The Cato Institute, a libertarian think-tank in Washington, D.C., is challenging a federal criminal statute on the grounds that Congress acted without constitutional authority when it passed the law.

Cato and other challengers in Comstock argue that the federal government cannot use the Necessary and Proper Clause in Article 1 §8 of the Constitution to justify any and all federal action.   The government, on the other hand, argues that the Necessary and Proper Clause and the Commerce Clause in §8 allow the government to enact a range of federal criminal statutes, even if such laws are typically the province of state power.

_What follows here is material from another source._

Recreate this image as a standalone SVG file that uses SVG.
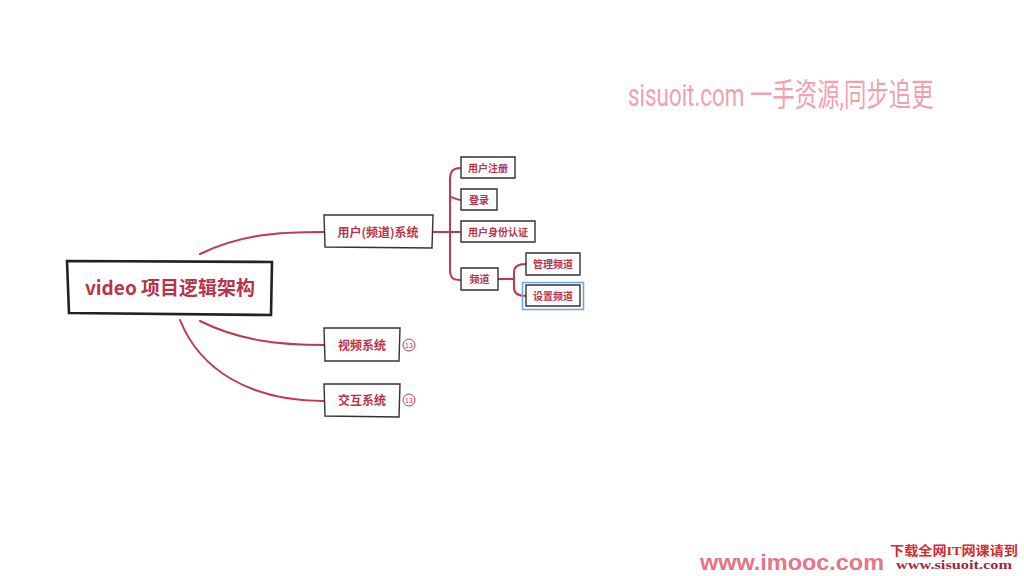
<svg xmlns="http://www.w3.org/2000/svg" width="1024" height="576" viewBox="0 0 1024 576">
<style>
.box{fill:#fff;stroke:#333;stroke-width:1.4;stroke-linecap:round}
.root{fill:#fff;stroke:#222;stroke-width:2.6;stroke-linecap:round}
.lbl{font-family:"Noto Sans CJK SC","Noto Sans",sans-serif;font-weight:bold;font-size:10px;fill:#b8334a;text-anchor:middle}
.lbl2{font-family:"Noto Sans CJK SC","Noto Sans",sans-serif;font-weight:bold;font-size:12px;fill:#b8334a;text-anchor:middle}
.con{fill:none;stroke:#c0394f;stroke-width:2;stroke-linecap:round}
.badge{fill:#fff;stroke:#c0394f;stroke-width:1}
.bt{font-family:"Liberation Sans",sans-serif;font-size:7px;fill:#c0394f;text-anchor:middle}
</style>
<rect width="1024" height="576" fill="#fff"/>
<g id="connectors">
<path class="con" d="M200,254 C240,234 280,232 324,232"/>
<path class="con" d="M200,321 C240,341 280,345 324,345"/>
<path class="con" d="M180,320 C200,370 250,401 324,401"/>
<path class="con" d="M433,232 L450,232"/>
<path class="con" d="M461,168 C452,168 450,172 450,180 L450,270 C450,278 453,280 461,280"/>
<path class="con" d="M450,200 C450,194 455,200 461,200"/>
<path class="con" d="M450,232 L461,232"/>
<path class="con" d="M498,279 L514,279"/>
<path class="con" d="M526,264 C518,264 514,267 514,272 L514,288 C514,293 518,296 526,296"/>
</g>
<g id="root">
<path class="root" d="M67,261 L272,262 L271,315 L69,313 Z"/>
<text x="170" y="295" style="font-family:'Noto Sans CJK SC','Noto Sans',sans-serif;font-weight:bold;font-size:19px;fill:#b8334a;text-anchor:middle">video 项目逻辑架构</text>
</g>
<g id="user">
<path class="box" d="M324,215 L433,215 L432,248 L325,247 Z"/>
<text class="lbl2" x="378" y="237">用户(频道)系统</text>
</g>
<g id="video">
<path class="box" d="M324,328 L400,328 L399,361 L325,361 Z"/>
<text class="lbl2" x="362" y="350">视频系统</text>
<circle class="badge" cx="409" cy="345" r="6"/>
<text class="bt" x="409" y="347.5">13</text>
</g>
<g id="interact">
<path class="box" d="M324,384 L400,384 L399,417 L325,416 Z"/>
<text class="lbl2" x="362" y="405">交互系统</text>
<circle class="badge" cx="409" cy="400" r="6"/>
<text class="bt" x="409" y="402.5">13</text>
</g>
<g id="reg">
<path class="box" d="M461,157 L515,157 L515,178 L461,178 Z"/>
<text class="lbl" x="488" y="171.5">用户注册</text>
</g>
<g id="login">
<path class="box" d="M461,189 L497,189 L497,210 L461,210 Z"/>
<text class="lbl" x="479" y="203.5">登录</text>
</g>
<g id="auth">
<path class="box" d="M461,221 L535,221 L535,242 L461,242 Z"/>
<text class="lbl" x="498" y="235.5">用户身份认证</text>
</g>
<g id="channel">
<path class="box" d="M461,268 L498,268 L498,290 L461,290 Z"/>
<text class="lbl" x="479.5" y="283">频道</text>
</g>
<g id="manage">
<path class="box" d="M526,253 L580,253 L580,275 L526,275 Z"/>
<text class="lbl" x="553" y="268">管理频道</text>
</g>
<g id="setting">
<rect x="522.5" y="282.5" width="61" height="27" fill="none" stroke="#6fa3dc" stroke-width="1.5"/>
<path class="box" d="M526,285 L580,285 L580,306 L526,306 Z"/>
<text class="lbl" x="553" y="299.5">设置频道</text>
</g>
<g id="watermarks">
<text transform="translate(628,106) scale(0.7,1)" x="0" y="0" style="font-family:'Roboto','Noto Sans CJK SC',sans-serif;font-size:32px;fill:#f3a0ad">sisuoit.com 一手资源,同步追更</text>
<text x="700" y="570" textLength="184" lengthAdjust="spacingAndGlyphs" style="font-family:'Liberation Sans',sans-serif;font-weight:bold;font-size:22px;fill:#e57587">www.imooc.com</text>
<text x="890" y="555" textLength="128" lengthAdjust="spacingAndGlyphs" style="font-family:'Liberation Serif','Noto Sans CJK SC',serif;font-weight:bold;font-size:13px;fill:#d42a30">下载全网IT网课请到</text>
<text x="896" y="569" textLength="116" lengthAdjust="spacingAndGlyphs" style="font-family:'Liberation Serif',serif;font-weight:bold;font-size:12px;fill:#a0283a">www.sisuoit.com</text>
</g>
</svg>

Of course, by the government’s logic, if the Commerce Clause works to authorize a broad array of criminal laws, then what can’t the government do?  Since the government deems almost any human action to “substantially affect interstate commerce,” then there is nothing that evades federal power.  For example, in this argument audio clip, the government claims federal power is virtually limitless.

The Supreme Court has (unfortunately) already held that growing excess wheat for private consumption falls within the Commerce Clause, and that growing marijuana for private consumption falls within the federal purview as well. (Justices Scalia and Kennedy sided with the government in the latter case.)

As the Cato Institute argued in its brief, “Neither the Necessary and Proper Clause nor the Commerce Clause is a permissible footing for the Act and, therefore, the Act is unconstitutional.  As this Court recognized almost 150 years ago, ‘[no] graver question was ever considered by this court, nor one which more nearly concerns the rights of the whole,’ than the Government’s unconstitutional assertion of power against its own citizens.”

Elena Kagan, in the government’s reply brief, countered, “A commitment under Section 4248 [the act in question] is justified by the Necessary and Proper Clause in combination with whatever enumerated power or powers supported the federal prosecution and custody of the individual in the first instance.”

By June of next year, we’ll learn if the Court would prefer returning to “first principles.”  It could actually limit Congress’ expansive use of Article I § 8, or the justices could continue to allow unbridled federal action whenever the government deems it politically expedient.